(begin)

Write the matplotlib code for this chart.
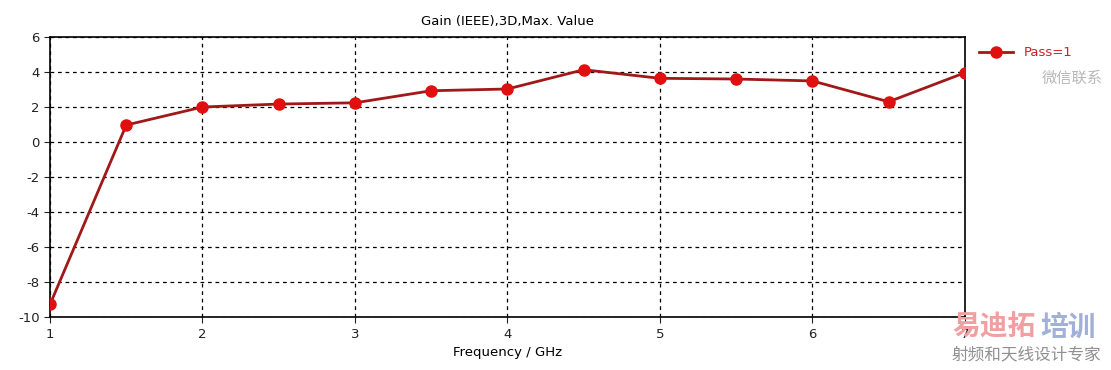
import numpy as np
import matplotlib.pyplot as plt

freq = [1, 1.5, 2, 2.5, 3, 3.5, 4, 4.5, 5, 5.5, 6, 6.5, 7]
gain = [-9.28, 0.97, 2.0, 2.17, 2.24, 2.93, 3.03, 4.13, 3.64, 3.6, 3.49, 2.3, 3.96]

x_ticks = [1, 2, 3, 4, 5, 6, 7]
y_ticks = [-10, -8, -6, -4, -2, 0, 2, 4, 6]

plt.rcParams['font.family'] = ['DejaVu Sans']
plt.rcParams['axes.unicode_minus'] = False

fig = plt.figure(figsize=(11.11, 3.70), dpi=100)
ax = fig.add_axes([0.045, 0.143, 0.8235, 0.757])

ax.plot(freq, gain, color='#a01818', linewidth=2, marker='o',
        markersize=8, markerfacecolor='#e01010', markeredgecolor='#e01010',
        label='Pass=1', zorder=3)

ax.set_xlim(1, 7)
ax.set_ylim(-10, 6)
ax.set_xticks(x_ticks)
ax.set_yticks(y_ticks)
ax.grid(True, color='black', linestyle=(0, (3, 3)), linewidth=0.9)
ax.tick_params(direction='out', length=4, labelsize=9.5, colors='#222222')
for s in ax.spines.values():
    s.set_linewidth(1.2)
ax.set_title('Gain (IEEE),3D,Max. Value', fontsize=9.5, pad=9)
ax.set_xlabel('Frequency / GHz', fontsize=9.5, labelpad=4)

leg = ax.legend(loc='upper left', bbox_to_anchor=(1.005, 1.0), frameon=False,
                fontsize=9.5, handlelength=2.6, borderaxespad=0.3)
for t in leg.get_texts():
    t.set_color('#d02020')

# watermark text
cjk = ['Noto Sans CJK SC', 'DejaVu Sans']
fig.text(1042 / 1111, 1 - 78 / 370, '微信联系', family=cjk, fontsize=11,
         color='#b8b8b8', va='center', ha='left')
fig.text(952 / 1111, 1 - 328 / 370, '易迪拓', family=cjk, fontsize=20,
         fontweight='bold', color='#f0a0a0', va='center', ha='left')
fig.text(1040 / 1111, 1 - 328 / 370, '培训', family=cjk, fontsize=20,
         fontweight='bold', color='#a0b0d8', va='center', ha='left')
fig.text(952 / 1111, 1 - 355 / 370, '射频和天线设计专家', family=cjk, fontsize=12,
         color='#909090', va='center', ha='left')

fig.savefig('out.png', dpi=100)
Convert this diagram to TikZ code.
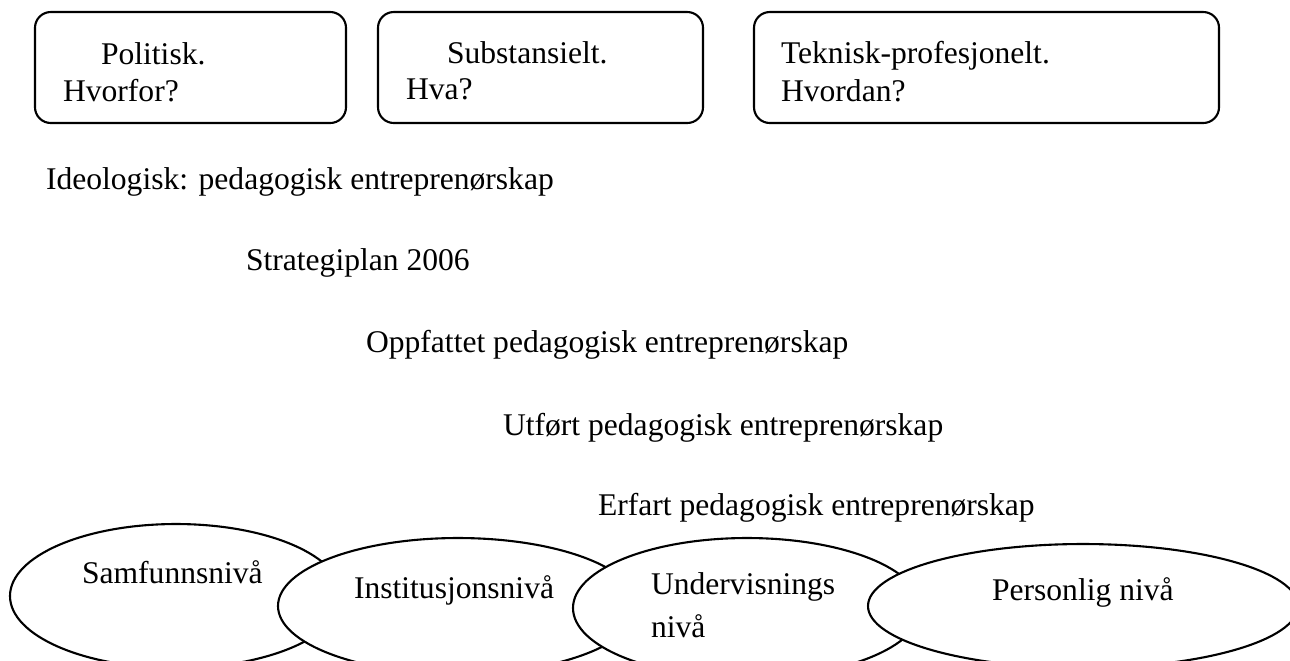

(end)

*What you should do*
Copy all the lines of data exactly as they appear, dropping any images.

*Result*
Write the matplotlib code for this chart.
import numpy as np
import matplotlib.pyplot as plt

freq = [1, 1.5, 2, 2.5, 3, 3.5, 4, 4.5, 5, 5.5, 6, 6.5, 7]
gain = [-9.28, 0.97, 2.0, 2.17, 2.24, 2.93, 3.03, 4.13, 3.64, 3.6, 3.49, 2.3, 3.96]

x_ticks = [1, 2, 3, 4, 5, 6, 7]
y_ticks = [-10, -8, -6, -4, -2, 0, 2, 4, 6]

plt.rcParams['font.family'] = ['DejaVu Sans']
plt.rcParams['axes.unicode_minus'] = False

fig = plt.figure(figsize=(11.11, 3.70), dpi=100)
ax = fig.add_axes([0.045, 0.143, 0.8235, 0.757])

ax.plot(freq, gain, color='#a01818', linewidth=2, marker='o',
        markersize=8, markerfacecolor='#e01010', markeredgecolor='#e01010',
        label='Pass=1', zorder=3)

ax.set_xlim(1, 7)
ax.set_ylim(-10, 6)
ax.set_xticks(x_ticks)
ax.set_yticks(y_ticks)
ax.grid(True, color='black', linestyle=(0, (3, 3)), linewidth=0.9)
ax.tick_params(direction='out', length=4, labelsize=9.5, colors='#222222')
for s in ax.spines.values():
    s.set_linewidth(1.2)
ax.set_title('Gain (IEEE),3D,Max. Value', fontsize=9.5, pad=9)
ax.set_xlabel('Frequency / GHz', fontsize=9.5, labelpad=4)

leg = ax.legend(loc='upper left', bbox_to_anchor=(1.005, 1.0), frameon=False,
                fontsize=9.5, handlelength=2.6, borderaxespad=0.3)
for t in leg.get_texts():
    t.set_color('#d02020')

# watermark text
cjk = ['Noto Sans CJK SC', 'DejaVu Sans']
fig.text(1042 / 1111, 1 - 78 / 370, '微信联系', family=cjk, fontsize=11,
         color='#b8b8b8', va='center', ha='left')
fig.text(952 / 1111, 1 - 328 / 370, '易迪拓', family=cjk, fontsize=20,
         fontweight='bold', color='#f0a0a0', va='center', ha='left')
fig.text(1040 / 1111, 1 - 328 / 370, '培训', family=cjk, fontsize=20,
         fontweight='bold', color='#a0b0d8', va='center', ha='left')
fig.text(952 / 1111, 1 - 355 / 370, '射频和天线设计专家', family=cjk, fontsize=12,
         color='#909090', va='center', ha='left')

fig.savefig('out.png', dpi=100)
Convert this diagram to TikZ code.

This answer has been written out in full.